The Crisis in Ukraine: What's Next?

Social mood is another term for the shared inclination of a society. The conflict between Russia and Ukraine is a dramatic example of social mood in action.

By Elliott Wave International

Editor's note: You'll find a text version of this article below the video.

For 3 years, Russia's stock market has been drifting lower. Here is why that's important.

The stock market shows the mood of society.

And social mood drives social actions -- like public protests and even war.

That means that if you follow the stock market, you'll know what kinds of events are likely to happen in any country.

Social mood is another term for the shared inclination of a society. The conflict between Russia and Ukraine is a dramatic example of social mood in action.

Take a look at this chart. The Russian stock market topped in April 2011. But three months earlier, in January 2011, our European Financial Forecast gave subscribers a warning about the coming reversal.

In fact, as this chart shows, we warned about TWO tops -- one in 2008, and then the most recent one in 2011.

Look closer. As you can see, the Russian stock market dropped sharply during the 2007-2009 financial crisis. Then the RTS rebounded, but only in three waves -- A, B, C, which is a counter-trend move. That's why, in 2011, it was clear that Russia's stock market was about to decline.

But stocks weren't the only things set to turn negative. At the time, our European service also made a forecast that an unstable new social climate that would soon follow. One of our specific forecasts was that U.S.-Russia relations would sour, and that the economies of eastern Europe would unravel.

Over the past three years, we did see economies of numerous central and eastern European countries crash. In Ukraine too, where the stock market is down some 75 percent, negative mood is now driving the country's politics, putting it on the brink of civil war.

On Monday, March 3rd, Russian shares fell another 12%, in one day. That brings the total decline since the April 2011 peak to about 50%, in-line with our 2011 forecast. Here is a zoomed in look at the latest crash.

Recently, the European Union vice president Vivian Reding told CNBC that she hopes that "common sense comes back and the two sides manage to come together to create a common country in the interest of all Ukrainian people."

We hope for the same thing. But it is important to realize that as long as social mood is trending negatively, the opposite is most likely to occur.

We'll be following social mood as it unfolds in this potential center of a new Cold War.

Learn more about our European Financial Forecast here >>

This article was syndicated by Elliott Wave International and was originally published under the headline The Crisis in Ukraine: What's Next?. EWI is the world's largest market forecasting firm.
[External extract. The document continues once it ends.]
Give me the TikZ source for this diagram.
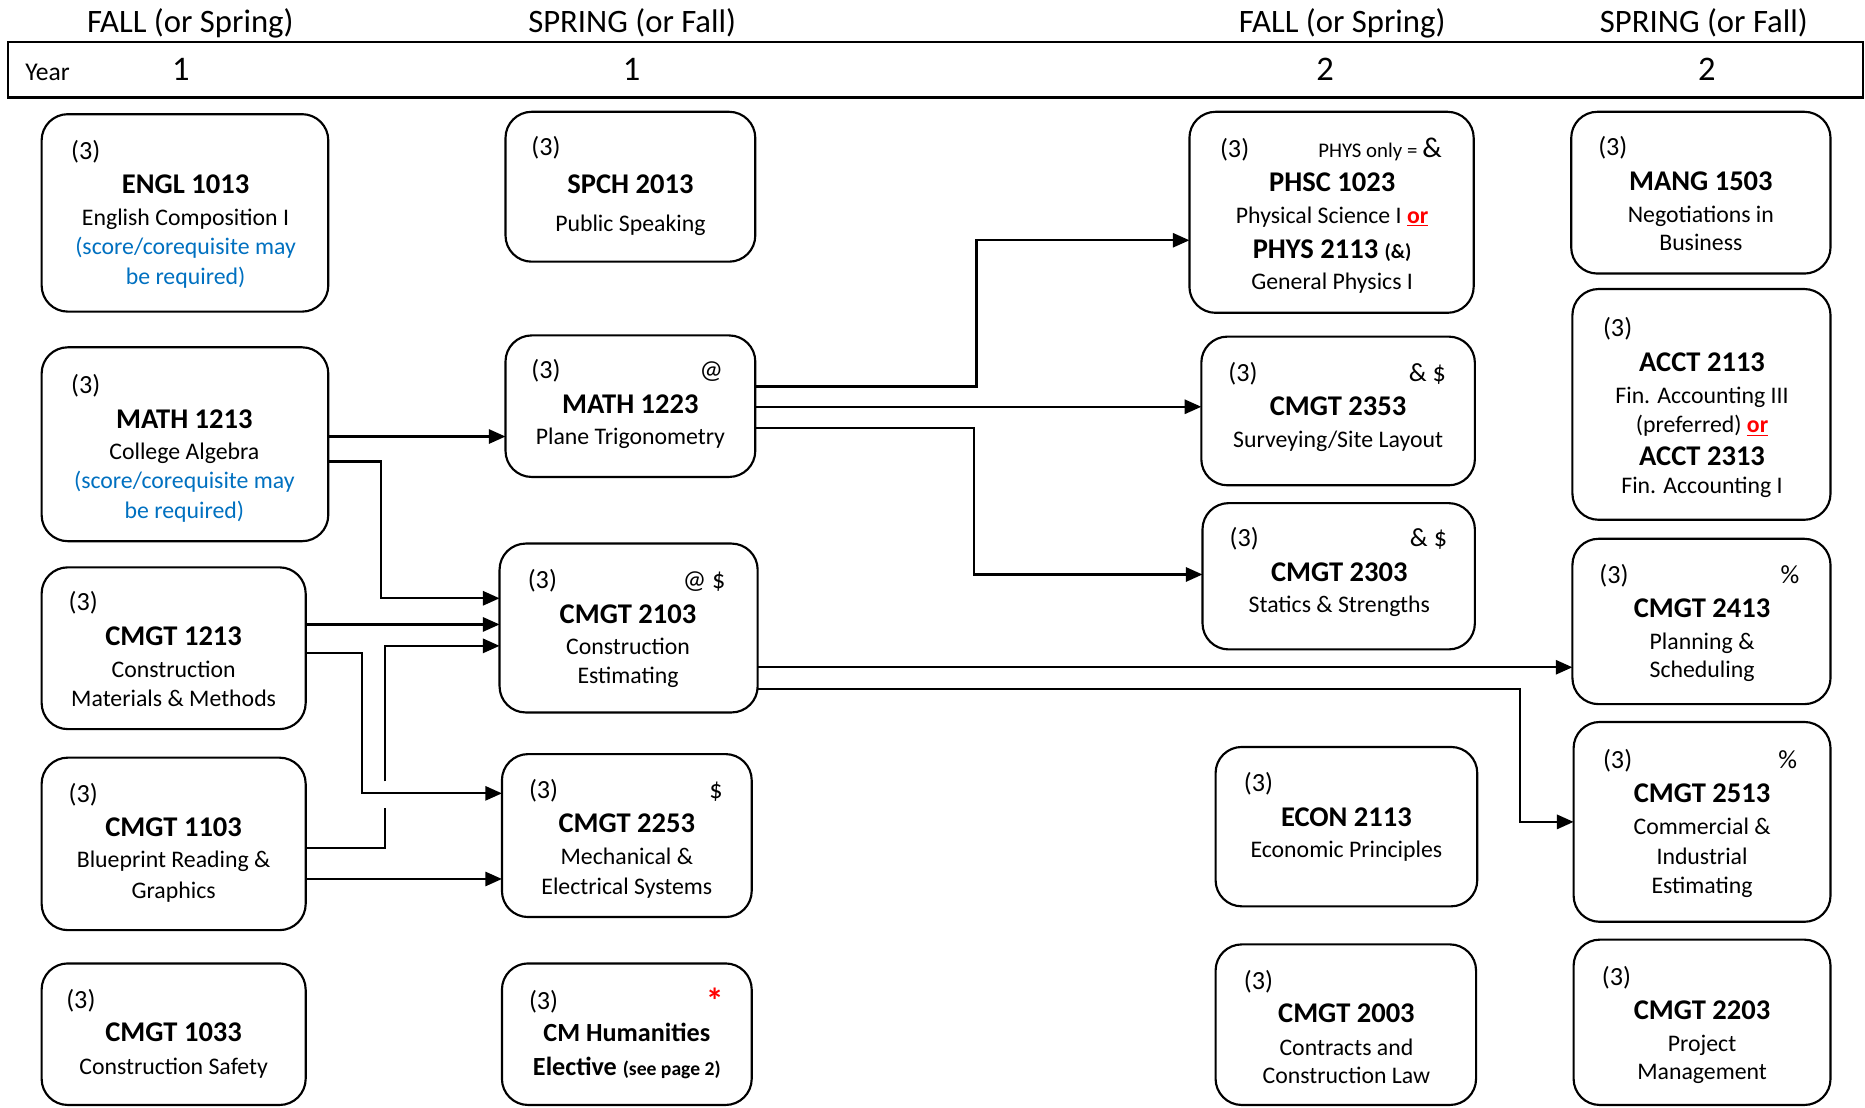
\documentclass[tikz,border=0pt]{standalone}
\usepackage{fontspec}
\setmainfont{Carlito}
\usetikzlibrary{arrows.meta}
\definecolor{reqblue}{HTML}{0070C0}
\definecolor{orred}{HTML}{FF0000}
\tikzset{
 cbox/.style={draw, line width=1.8pt, rounded corners=22pt, inner sep=0pt, outer sep=0pt},
 arr/.style={line width=1.8pt, -{Triangle[length=14pt,width=12pt]}},
 tx/.style={inner sep=0pt, anchor=base},
 cr/.style={tx, font=\fontsize{22}{24}\selectfont, yshift=-7.5pt},
 sy/.style={tx, font=\fontsize{22}{24}\selectfont, yshift=-7.5pt},
 ds/.style={tx, font=\fontsize{20}{24}\selectfont, yshift=-7pt},
 cd/.style={tx, font=\fontsize{24}{28}\selectfont\bfseries, yshift=-8pt},
 hd/.style={tx, font=\fontsize{27.5}{30}\selectfont, yshift=-9pt},
 yr/.style={tx, font=\fontsize{29}{32}\selectfont, yshift=-10pt},
}
\newcommand\orword{\textcolor{orred}{\textbf{\underline{or}}}}
\newcommand\cbx[5]{\node[cbox, minimum width=#4pt, minimum height=#5pt] (#1) at (#2,#3) {};}
\begin{document}
\begin{tikzpicture}[x=1pt,y=-1pt]
\useasboundingbox (0,0) rectangle (1568,931);
% header
\node[hd] (h1) at (160,18) {FALL (or Spring)};
\node[hd] (h2) at (531.5,18) {SPRING (or Fall)};
\node[hd] (h3) at (1128.5,18) {FALL (or Spring)};
\node[hd] (h4) at (1432.5,18) {SPRING (or Fall)};
\node[draw, line width=1.8pt, minimum width=1559pt, minimum height=47pt, inner sep=0pt] (band) at (786.5,58.5) {};
\node[tx, font=\fontsize{21.5}{25}\selectfont, yshift=-7pt] (yearlbl) at (40,61) {Year};
\node[yr] (y1) at (152,58) {1};
\node[yr] (y2) at (531,58) {1};
\node[yr] (y3) at (1114,58) {2};
\node[yr] (y4) at (1435,58) {2};
% boxes
\cbx{engl}{155.5}{179}{241}{166}
\cbx{spch}{530}{157}{210}{126}
\cbx{ma1213}{155.5}{373.5}{241}{163}
\cbx{ma1223}{530}{341.5}{210}{119}
\cbx{c1213}{146}{545}{222}{136}
\cbx{c1103}{146}{709.5}{222}{145}
\cbx{c1033}{146}{869.5}{222}{119}
\cbx{c2103}{528.5}{528}{217}{142}
\cbx{c2253}{527}{702.5}{210}{137}
\cbx{cmhum}{527}{869.5}{210}{119}
\cbx{phsc}{1119.5}{178.5}{239}{169}
\cbx{c2353}{1125}{345.5}{230}{125}
\cbx{c2303}{1125.5}{484.5}{229}{123}
\cbx{econ}{1132}{695}{220}{134}
\cbx{c2003}{1131.5}{861.5}{219}{135}
\cbx{mang}{1430}{162}{218}{136}
\cbx{acct}{1430.5}{340}{217}{194}
\cbx{c2413}{1430.5}{522.5}{217}{139}
\cbx{c2513}{1431}{691}{216}{168}
\cbx{c2203}{1431}{859.5}{216}{139}
% ENGL
\node[cr] (engl-cr) at (72,127) {(3)};
\node[cd] (engl-cd) at (156,155) {ENGL 1013};
\node[ds] (engl-d1) at (156,183) {English Composition I};
\node[ds,text=reqblue] (engl-d2) at (156,207) {(score/corequisite may};
\node[ds,text=reqblue] (engl-d3) at (156,232) {be required)};
% SPCH
\node[cr] (spch-cr) at (459,123) {(3)};
\node[cd] (spch-cd) at (530,155) {SPCH 2013};
\node[ds] (spch-d1) at (530,188) {Public Speaking};
% MATH 1213
\node[cr] (m13-cr) at (72,323) {(3)};
\node[cd] (m13-cd) at (155,352) {MATH 1213};
\node[ds] (m13-d1) at (155,379) {College Algebra};
\node[ds,text=reqblue] (m13-d2) at (155,404) {(score/corequisite may};
\node[ds,text=reqblue] (m13-d3) at (155,429) {be required)};
% MATH 1223
\node[cr] (m23-cr) at (459,311) {(3)};
\node[sy] (m23-sy) at (598,311) {@};
\node[cd] (m23-cd) at (530,340) {MATH 1223};
\node[ds] (m23-d1) at (530,367) {Plane Trigonometry};
% CMGT 1213
\node[cr] (c1213-cr) at (70,506) {(3)};
\node[cd] (c1213-cd) at (146,535) {CMGT 1213};
\node[ds] (c1213-d1) at (146,563) {Construction};
\node[ds] (c1213-d2) at (146,587) {Materials \& Methods};
% CMGT 1103
\node[cr] (c1103-cr) at (70,667) {(3)};
\node[cd] (c1103-cd) at (146,695) {CMGT 1103};
\node[ds] (c1103-d1) at (146,722) {Blueprint Reading \&};
\node[ds] (c1103-d2) at (146,748) {Graphics};
% CMGT 1033
\node[cr] (c1033-cr) at (68,840) {(3)};
\node[cd] (c1033-cd) at (146,868) {CMGT 1033};
\node[ds] (c1033-d1) at (146,896) {Construction Safety};
% CMGT 2103
\node[cr] (c2103-cr) at (456,487) {(3)};
\node[sy] (c2103-sy) at (592,487) {@ \$};
\node[cd] (c2103-cd) at (528,516) {CMGT 2103};
\node[ds] (c2103-d1) at (528,543) {Construction};
\node[ds] (c2103-d2) at (528,568) {Estimating};
% CMGT 2253
\node[cr] (c2253-cr) at (457,664) {(3)};
\node[sy] (c2253-sy) at (602,664) {\$};
\node[cd] (c2253-cd) at (527,692) {CMGT 2253};
\node[ds] (c2253-d1) at (527,720) {Mechanical \&};
\node[ds] (c2253-d2) at (527,745) {Electrical Systems};
% CM Humanities
\node[cr] (hum-cr) at (457,841) {(3)};
\node[tx, text=orred, font=\fontsize{30}{30}\selectfont\bfseries, yshift=-16pt] (hum-sy) at (601,836) {*};
\node[tx, font=\fontsize{22}{26}\selectfont\bfseries, yshift=-7pt] (hum-cd) at (527,869) {CM Humanities};
\node[tx, font=\fontsize{22}{26}\selectfont\bfseries, yshift=-7pt] (hum-d1) at (527,897) {Elective {\fontsize{16.5}{20}\selectfont (see page 2)}};
% PHSC
\node[cr] (phsc-cr) at (1038,125) {(3)};
\node[tx, font=\fontsize{17.5}{20}\selectfont, yshift=-6pt] (phsc-sy) at (1150,126) {PHYS only =};
\node[tx, font=\fontsize{24}{24}\selectfont, yshift=-8.5pt] (phsc-amp) at (1204,124) {\&};
\node[cd] (phsc-cd) at (1120,153) {PHSC 1023};
\node[ds] (phsc-d1) at (1120,181) {Physical Science I \orword};
\node[cd] (phsc-cd2) at (1120,209) {PHYS 2113 {\fontsize{17}{20}\selectfont (\&)}};
\node[ds] (phsc-d2) at (1120,236) {General Physics I};
% CMGT 2353
\node[cr] (c2353-cr) at (1045,313) {(3)};
\node[sy] (c2353-sy) at (1200,313) {\& \$};
\node[cd] (c2353-cd) at (1125,341) {CMGT 2353};
\node[ds] (c2353-d1) at (1125,369) {Surveying/Site Layout};
% CMGT 2303
\node[cr] (c2303-cr) at (1046,452) {(3)};
\node[sy] (c2303-sy) at (1201,452) {\& \$};
\node[cd] (c2303-cd) at (1126,481) {CMGT 2303};
\node[ds] (c2303-d1) at (1126,508) {Statics \& Strengths};
% ECON
\node[cr] (econ-cr) at (1058,658) {(3)};
\node[cd] (econ-cd) at (1132,687) {ECON 2113};
\node[ds] (econ-d1) at (1132,714) {Economic Principles};
% CMGT 2003
\node[cr] (c2003-cr) at (1058,824) {(3)};
\node[cd] (c2003-cd) at (1132,852) {CMGT 2003};
\node[ds] (c2003-d1) at (1132,880) {Contracts and};
\node[ds] (c2003-d2) at (1132,904) {Construction Law};
% MANG
\node[cr] (mang-cr) at (1356,123) {(3)};
\node[cd] (mang-cd) at (1430,152) {MANG 1503};
\node[ds] (mang-d1) at (1430,180) {Negotiations in};
\node[ds] (mang-d2) at (1430,204) {Business};
% ACCT
\node[cr] (acct-cr) at (1360,275) {(3)};
\node[cd] (acct-cd) at (1431,304) {ACCT 2113};
\node[ds] (acct-d1) at (1431,332) {Fin. Accounting III};
\node[ds] (acct-d2) at (1431,357) {(preferred) \orword};
\node[cd] (acct-cd2) at (1431,383) {ACCT 2313};
\node[ds] (acct-d3) at (1431,408) {Fin. Accounting I};
% CMGT 2413
\node[cr] (c2413-cr) at (1357,483) {(3)};
\node[sy] (c2413-sy) at (1505,483) {\%};
\node[cd] (c2413-cd) at (1431,511) {CMGT 2413};
\node[ds] (c2413-d1) at (1431,539) {Planning \&};
\node[ds] (c2413-d2) at (1431,563) {Scheduling};
% CMGT 2513
\node[cr] (c2513-cr) at (1360,639) {(3)};
\node[sy] (c2513-sy) at (1503,639) {\%};
\node[cd] (c2513-cd) at (1431,667) {CMGT 2513};
\node[ds] (c2513-d1) at (1431,695) {Commercial \&};
\node[ds] (c2513-d2) at (1431,720) {Industrial};
\node[ds] (c2513-d3) at (1431,744) {Estimating};
% CMGT 2203
\node[cr] (c2203-cr) at (1359,821) {(3)};
\node[cd] (c2203-cd) at (1431,849) {CMGT 2203};
\node[ds] (c2203-d1) at (1431,877) {Project};
\node[ds] (c2203-d2) at (1431,901) {Management};
% connectors
\draw[arr] (ma1213.east |- 0,367) -- (ma1223.west |- 0,367);
\draw[arr] (ma1213.east |- 0,388) -| (320,503) -- (c2103.west |- 0,503);
\draw[arr] (c1213.east |- 0,525) -- (c2103.west |- 0,525);
\draw[arr] (c1213.east |- 0,549) -| (304,667) -- (c2253.west |- 0,667);
\draw[line width=1.8pt] (c1103.east |- 0,713) -| (324,679);
\draw[arr] (324,657) |- (c2103.west |- 0,543);
\draw[arr] (c1103.east |- 0,739) -- (c2253.west |- 0,739);
\draw[arr] (ma1223.east |- 0,325) -| (821,202) -- (phsc.west |- 0,202);
\draw[arr] (ma1223.east |- 0,342) -- (c2353.west |- 0,342);
\draw[arr] (ma1223.east |- 0,360) -| (819,483) -- (c2303.west |- 0,483);
\draw[arr] (c2103.east |- 0,561) -- (c2413.west |- 0,561);
\draw[arr] (c2103.east |- 0,579) -| (1278,691) -- (c2513.west |- 0,691);
\end{tikzpicture}
\end{document}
Its staff of full-time analysts led by Chartered Market Technician Robert Prechter provides 24-hour-a-day market analysis to institutional and private investors around the world.

3 thoughts on “The Crisis in Ukraine: What's Next?

  1. While I admire the fractal principle and Fibonacci measures underlying market behaviors of Elliot Wave Theory and acknowledge the occasional successes of its interpretation as practiced by Prechter & company, I personally would have suffered major lost opportunity in timing precious metals trading had I not also had broad market fundamentals perspective.

    The most objectionable feature of Elliot Wave International in my view, is its self serving fervor in righteous interpretation of prospective market movements. In my experience of over a decade's observation, it more often fails than not to deliver successful actionable trade recommendations within the narrow market spectrum in which I participate.

    Insofar as Russian markets are concerned I have no expertise. But my sense of global markets in general relies heavily on the certain reality of endemic economic distortions not having as yet expressed their irrational consequence in full manic display. As certain as that is to occur irrespective of influence resulting the path of current political conflicts, the tensions within both politics and markets is palpably and ominously approaching extremes.

    It should also be noted that certain macro political strategies are fully engaged from the Anglo-American sphere as long expressed within elements of the Council on Foreign Relations. Scrutiny and awareness of these objectives is essential to any prospect of discerning what's theater and what's not in brinksmanship. Make no mistake of Russian resolve in the face of existential challenge.

    1. I get that about "Macro/Micro" economic Models and the rationale behind their creation. After all, who doesn't want to be right all the time? In my humble opinion, the Russian Markets are (have been) on a free fall for the simple reason they trade in an environment that is not correlated at all with the economies of the rest of the world. The Russian government is the main employer and, therefore, it controls the means of production, natural resources, banking, energy, etc., etc.. As an investor, the only investment I would (MAYBE) make in Russia would be to purchase their "Debt" if the "rate ever reaches 10% or better which, I think, given whats going on with Ukraine, its not too far fetched.

  2. Dear Sirs,

    Both sides have a total lack of understanding of each other's perception of what is going on. They need to bring Henry Kissinger to help navigate all three sides ( or more ) to relax tensions and move forward in a give and take resolution. The odds will be slim in any case.